The problems of the film are manifold, but let’s begin with the obvious one: the accents. For no discernible reason other than that they’re playing characters who are Italian, all the actors speak in varying degrees of awfulness with thick caricatured Italian accents straight out of a tone-deaf episode of the 1970s British sitcom Mind Your Language. Gaga in particular ends up sounding like a bad Russian villain in a 1980s straight-to-video action film.

Then there’s the messy matter of Scott’s chosen script. In trying to compress a sprawling, decades-spanning, eccentrics-laden tale of greed, ambition and backstabbing into two-and-a-half hours, Johnston and Bentivegna’s screenplay opts for driving the action forward as quickly as possible at the expense of moments that would allow us to contemplate the motivations of the characters.

The story “goes-a-something-a-like-a-dis:” Maurizio Gucci (Driver) is a carefree, wealthy, smart, young law student who lets his hair down one night in 1978 and goes to a party where he’s immediately uncomfortable and tries to shrink into the background only to find himself the focus of the attention of a fun-loving, young trucking company secretary named Patrizia Reggiani (Gaga).

Patrizia makes sure to bump into him a few days later at the university library to give him her number — in lipstick on the windshield of his Vespa. Soon Maurizio is introducing his new love to his sickly father Rodolfo (Jeremy Irons) who’s initially charmed by Patrizia — but when his son tells him he plans to marry her he declares her a gold digger and promptly disowns Maurizio.

Maurizio shacks up with Patrizia and becomes a blue-collar worker washing trucks and having steamy lunchtime sex with his fiancée in the office. Rodolfo’s brother Aldo (Pacino), who’s running the Gucci empire, coaxes Patrizia and Maurizio back into the family fold because his own son Paulo (a heavily made-up, unrecognisable and madly over-the-top Jared Leto) is a complete idiot. When Rodolfo dies things get messy as Patrizia connives to convince Maurizio to cut his uncle and cousin out of the future of the Gucci empire.

WATCH | 'House of Gucci' trailer.

It’s at this point that Scott gives up on even trying to offer anything close to motivation for the characters’ actions, as Maurizio, having been convinced by his dinner-theatre Lady Macbeth to take the throne, soon tires of her and starts an affair with a leggy, glamorous blonde.
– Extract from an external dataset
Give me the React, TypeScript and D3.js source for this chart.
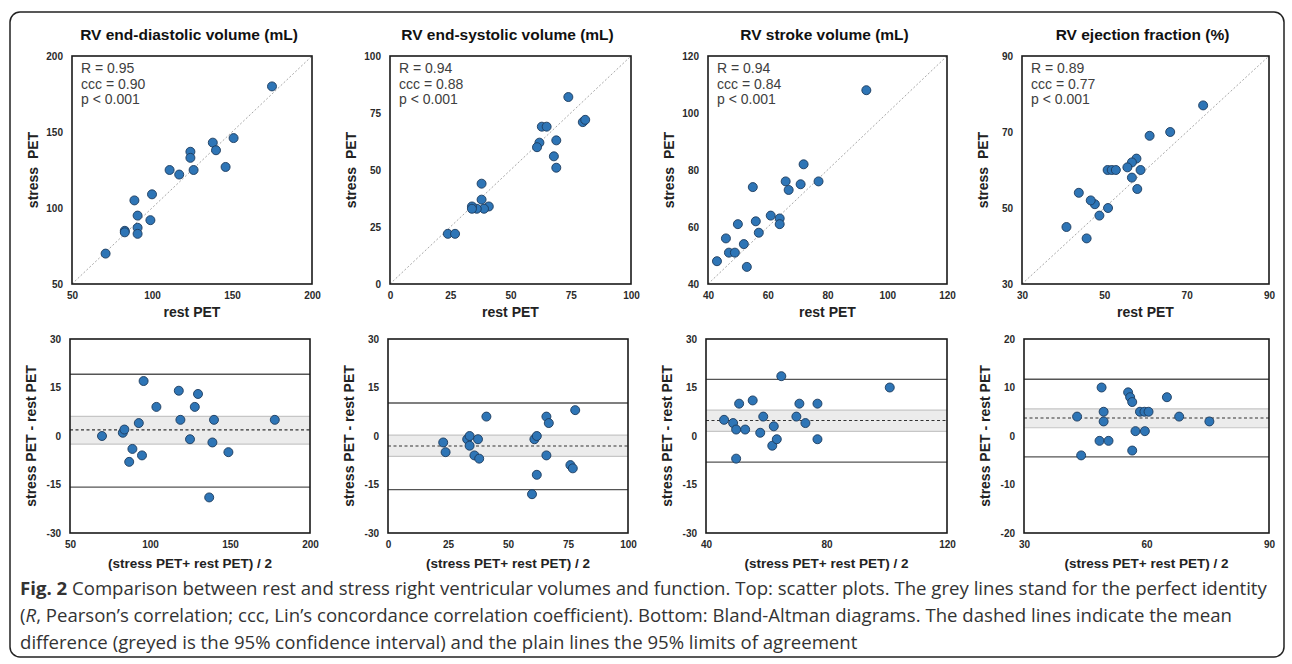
import { useEffect, useRef } from 'react';
import * as d3 from 'd3';

// panel titles and correlation text
const titles = [
  'RV end-diastolic volume (mL)',
  'RV end-systolic volume (mL)',
  'RV stroke volume (mL)',
  'RV ejection fraction (%)',
];
const statText = [
  ['R = 0.95', 'ccc = 0.90', 'p < 0.001'],
  ['R = 0.94', 'ccc = 0.88', 'p < 0.001'],
  ['R = 0.94', 'ccc = 0.84', 'p < 0.001'],
  ['R = 0.89', 'ccc = 0.77', 'p < 0.001'],
];

// scatter: rest PET (x) vs stress PET (y)
const edvRest = [175, 151, 138, 140, 146, 124, 124, 126, 111, 117, 100, 89, 91, 99, 91, 91, 83, 83, 71];
const edvStress = [180, 146, 143, 138, 127, 137, 133, 125, 125, 122, 109, 105, 95, 92, 87, 83, 85, 84, 70];
const esvRest = [74, 80, 81, 63, 65, 62, 61, 69, 68, 69, 38, 38, 41, 39, 36, 34, 34, 24, 27];
const esvStress = [82, 71, 72, 69, 69, 62, 60, 63, 56, 51, 44, 37, 34, 33, 33, 34, 33, 22, 22];
const svRest = [93, 72, 71, 77, 66, 67, 55, 61, 64, 64, 56, 57, 50, 46, 52, 47, 49, 53, 43];
const svStress = [108, 82, 75, 76, 76, 73, 74, 64, 63, 61, 62, 58, 61, 56, 54, 51, 51, 46, 48];
const efRest = [74, 66, 61, 57.8, 56.7, 55.6, 58.8, 56.7, 58, 50.8, 51.8, 52.8, 50.9, 48.8, 47.7, 46.7, 43.8, 40.8, 45.7];
const efStress = [77, 70, 69, 63, 62, 60.7, 60, 58, 55, 60, 60, 60, 50, 48, 51, 52, 54, 45, 42];

// Bland-Altman: mean of both (x) vs difference (y)
const edvAvg = [70, 83, 84, 93, 89, 87, 95, 96, 104, 118, 119, 130, 128, 125, 139, 140, 137, 149, 178];
const edvDiff = [0, 1, 2, 4, -4, -8, -6, 17, 9, 14, 5, 13, 9, -1, -2, 5, -19, -5, 5];
const esvAvg = [23, 24, 33, 34, 34, 36, 37.5, 38, 41, 60, 61, 62, 62, 66, 67, 66, 76, 77, 78];
const esvDiff = [-2, -5, -1, 0, -3, -6, -1, -7, 6, -18, -1, 0, -12, 6, 4, -6, -9, -10, 8];
const svAvg = [46, 49, 50, 53, 51, 50, 55.5, 58, 59, 62.5, 62, 63.5, 65, 70, 71, 73, 77, 77, 101];
const svDiff = [5, 4, 2, 2, 10, -7, 11, 1, 6, 3, -3, -1, 18.5, 6, 10, 4, 10, -1, 15];
const efAvg = [43, 44, 49, 49.5, 49.5, 48.5, 50.7, 55.5, 56, 56.5, 56.5, 57.3, 58.4, 59.5, 60.5, 59.6, 65, 68, 75.4];
const efDiff = [4, -4, 10, 5, 3, -1, -1, 9, 8, 7, -3, 1, 5, 5, 5, 1, 8, 4, 3];

// mean, CI low, CI high, LoA low, LoA high
const edvLines = [1.9, -2.5, 6.1, -15.8, 19.1];
const esvLines = [-3.1, -6.3, 0.3, -16.6, 10.2];
const svLines = [4.8, 1.4, 8.0, -8.1, 17.5];
const efLines = [3.7, 1.7, 5.6, -4.3, 11.7];

const scatterDomains = [[50, 200], [0, 100], [40, 120], [30, 90]];
const scatterTicks = [[50, 100, 150, 200], [0, 25, 50, 75, 100], [40, 60, 80, 100, 120], [30, 50, 70, 90]];
const baXTicks = [[50, 100, 150, 200], [0, 25, 50, 75, 100], [40, 80, 120], [30, 60, 90]];
const baYDomains = [[-30, 30], [-30, 30], [-30, 30], [-20, 20]];
const baYTicks = [[-30, -15, 0, 15, 30], [-30, -15, 0, 15, 30], [-30, -15, 0, 15, 30], [-20, -10, 0, 10, 20]];

const captionLines = [
  'Comparison between rest and stress right ventricular volumes and function. Top: scatter plots. The grey lines stand for the perfect identity',
  ', Pearson\u2019s correlation; ccc, Lin\u2019s concordance correlation coefficient). Bottom: Bland-Altman diagrams. The dashed lines indicate the mean',
  'difference (greyed is the 95% confidence interval) and the plain lines the 95% limits of agreement',
];

const rests = [edvRest, esvRest, svRest, efRest];
const stresses = [edvStress, esvStress, svStress, efStress];
const avgs = [edvAvg, esvAvg, svAvg, efAvg];
const diffs = [edvDiff, esvDiff, svDiff, efDiff];
const baLines = [edvLines, esvLines, svLines, efLines];

const W = 1292;
const H = 664;
const topY = [56, 284];
const botY = [339, 533];
const topCols = [[72, 312], [390, 631], [708, 947], [1022, 1269]];
const botCols = [[70, 310], [388, 628], [706, 947], [1024, 1269]];

const FONT = '"Liberation Sans", Arial, sans-serif';
const DOT = '#2e75b6';
const DOT_EDGE = '#1d3b5c';

const styleAxis = (a: any) => {
  a.select('.domain').remove();
  a.selectAll('text')
    .attr('font-family', FONT)
    .attr('font-size', 10)
    .attr('font-weight', 'bold')
    .attr('fill', '#2a2a2a');
};

const App = () => {
  const svgRef = useRef<SVGSVGElement>(null);

  useEffect(() => {
    if (!svgRef.current) return;
    const svg = d3.select(svgRef.current);
    svg.selectAll('*').remove();

    svg.append('rect')
      .attr('x', 10).attr('y', 12).attr('width', 1274).attr('height', 645)
      .attr('rx', 10).attr('fill', 'white').attr('stroke', '#222').attr('stroke-width', 1.5);

    const fmt = (d: any) => String(d);

    for (let i = 0; i < 4; i++) {
      // ---- top: scatter
      const [lo, hi] = scatterDomains[i];
      const x = d3.scaleLinear().domain([lo, hi]).range(topCols[i]);
      const y = d3.scaleLinear().domain([lo, hi]).range([topY[1], topY[0]]);
      const g = svg.append('g');
      const cx = (topCols[i][0] + topCols[i][1]) / 2;

      g.append('text')
        .attr('x', cx - 3).attr('y', 40)
        .attr('text-anchor', 'middle')
        .attr('font-family', FONT).attr('font-size', 15.5).attr('font-weight', 'bold')
        .attr('fill', '#111')
        .text(titles[i]);

      g.append('line')
        .attr('x1', x(lo)).attr('y1', y(lo)).attr('x2', x(hi)).attr('y2', y(hi))
        .attr('stroke', '#a8a8a8').attr('stroke-width', 1).attr('stroke-dasharray', '2,2');

      g.selectAll('circle')
        .data(rests[i].map((r, k) => [r, stresses[i][k]]))
        .join('circle')
        .attr('cx', d => x(d[0])).attr('cy', d => y(d[1])).attr('r', 4.5)
        .attr('fill', DOT).attr('stroke', DOT_EDGE).attr('stroke-width', 0.9);

      g.append('rect')
        .attr('x', topCols[i][0]).attr('y', topY[0])
        .attr('width', topCols[i][1] - topCols[i][0]).attr('height', topY[1] - topY[0])
        .attr('fill', 'none').attr('stroke', '#1a1a1a').attr('stroke-width', 1.6);

      g.append('g')
        .attr('transform', `translate(${topCols[i][0]},0)`)
        .call(d3.axisLeft(y).tickValues(scatterTicks[i]).tickFormat(fmt).tickSize(0).tickPadding(9))
        .call(styleAxis);
      g.append('g')
        .attr('transform', `translate(0,${topY[1]})`)
        .call(d3.axisBottom(x).tickValues(scatterTicks[i]).tickFormat(fmt).tickSize(0).tickPadding(8))
        .call(styleAxis);

      statText[i].forEach((t, k) => {
        g.append('text')
          .attr('x', topCols[i][0] + 9).attr('y', 73 + k * 15.7)
          .attr('font-family', FONT).attr('font-size', 14).attr('fill', '#404040')
          .text(t);
      });

      g.append('text')
        .attr('x', cx).attr('y', 317)
        .attr('text-anchor', 'middle')
        .attr('font-family', FONT).attr('font-size', 14).attr('font-weight', 'bold').attr('fill', '#222')
        .text('rest PET');
      g.append('text')
        .attr('transform', `translate(${topCols[i][0] - 34},${(topY[0] + topY[1]) / 2}) rotate(-90)`)
        .attr('text-anchor', 'middle')
        .attr('font-family', FONT).attr('font-size', 14).attr('font-weight', 'bold').attr('fill', '#222')
        .attr('xml:space', 'preserve')
        .text('stress  PET');

      // ---- bottom: Bland-Altman
      const bx = d3.scaleLinear().domain(scatterDomains[i]).range(botCols[i]);
      const by = d3.scaleLinear().domain(baYDomains[i]).range([botY[1], botY[0]]);
      const b = svg.append('g');
      const [mean, ciLo, ciHi, loaLo, loaHi] = baLines[i];
      const bx0 = botCols[i][0];
      const bx1 = botCols[i][1];

      b.append('rect')
        .attr('x', bx0).attr('y', by(ciHi)).attr('width', bx1 - bx0).attr('height', by(ciLo) - by(ciHi))
        .attr('fill', '#ececec');
      b.selectAll('line.ci')
        .data([ciLo, ciHi])
        .join('line')
        .attr('class', 'ci')
        .attr('x1', bx0).attr('x2', bx1).attr('y1', d => by(d)).attr('y2', d => by(d))
        .attr('stroke', '#c6c6c6').attr('stroke-width', 1.2);
      b.append('line')
        .attr('x1', bx0).attr('x2', bx1).attr('y1', by(mean)).attr('y2', by(mean))
        .attr('stroke', '#333').attr('stroke-width', 1.1).attr('stroke-dasharray', '3,2.5');
      b.selectAll('line.loa')
        .data([loaLo, loaHi])
        .join('line')
        .attr('class', 'loa')
        .attr('x1', bx0).attr('x2', bx1).attr('y1', d => by(d)).attr('y2', d => by(d))
        .attr('stroke', '#555').attr('stroke-width', 1.3);

      b.selectAll('circle')
        .data(avgs[i].map((m, k) => [m, diffs[i][k]]))
        .join('circle')
        .attr('cx', d => bx(d[0])).attr('cy', d => by(d[1])).attr('r', 4.5)
        .attr('fill', DOT).attr('stroke', DOT_EDGE).attr('stroke-width', 0.9);

      b.append('rect')
        .attr('x', bx0).attr('y', botY[0]).attr('width', bx1 - bx0).attr('height', botY[1] - botY[0])
        .attr('fill', 'none').attr('stroke', '#1a1a1a').attr('stroke-width', 1.6);

      b.append('g')
        .attr('transform', `translate(${bx0},0)`)
        .call(d3.axisLeft(by).tickValues(baYTicks[i]).tickFormat(fmt).tickSize(0).tickPadding(9))
        .call(styleAxis);
      b.append('g')
        .attr('transform', `translate(0,${botY[1]})`)
        .call(d3.axisBottom(bx).tickValues(baXTicks[i]).tickFormat(fmt).tickSize(0).tickPadding(8))
        .call(styleAxis);

      b.append('text')
        .attr('transform', `translate(${bx0 - 34},${(botY[0] + botY[1]) / 2}) rotate(-90)`)
        .attr('text-anchor', 'middle')
        .attr('font-family', FONT).attr('font-size', 14).attr('font-weight', 'bold').attr('fill', '#222')
        .text('stress PET - rest PET');
      b.append('text')
        .attr('x', (bx0 + bx1) / 2).attr('y', 568)
        .attr('text-anchor', 'middle')
        .attr('font-family', FONT).attr('font-size', 13.5).attr('font-weight', 'bold').attr('fill', '#222')
        .text('(stress PET+ rest PET) / 2');
    }

    // caption
    const cap = svg.append('g')
      .attr('font-family', '"Open Sans", sans-serif').attr('font-size', 18.6).attr('fill', '#333');
    const l1 = cap.append('text').attr('x', 20).attr('y', 595);
    l1.append('tspan').attr('font-weight', 'bold').text('Fig. 2');
    l1.append('tspan').text(' ' + captionLines[0]);
    const l2 = cap.append('text').attr('x', 20).attr('y', 622);
    l2.append('tspan').text('(');
    l2.append('tspan').attr('font-style', 'italic').text('R');
    l2.append('tspan').text(captionLines[1]);
    cap.append('text').attr('x', 20).attr('y', 649).text(captionLines[2]);
  }, []);

  return (
    <svg
      ref={svgRef}
      width={W}
      height={H}
      style={{ position: 'absolute', left: 0, top: 0, background: 'white' }}
    />
  );
};

export default App;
He divorces his wife and spends the family millions like he’s in a luxury version of a shopping trolley dash.

The furious Patrizia, in cahoots with her trusted psychic Pia (Selma Hayek), comes up with a haphazard plan to hire shoddy hitmen to enact her revenge, which brings us to the final 10 minutes of the film that swiftly dispenses with her trial and conviction for murder.

Scott’s direction is all over the place and he never decides what aspect of this potentially delicious camp soap opera he wants to emphasise, instead pushing the narrative forward as quickly as possible without getting bogged down in details.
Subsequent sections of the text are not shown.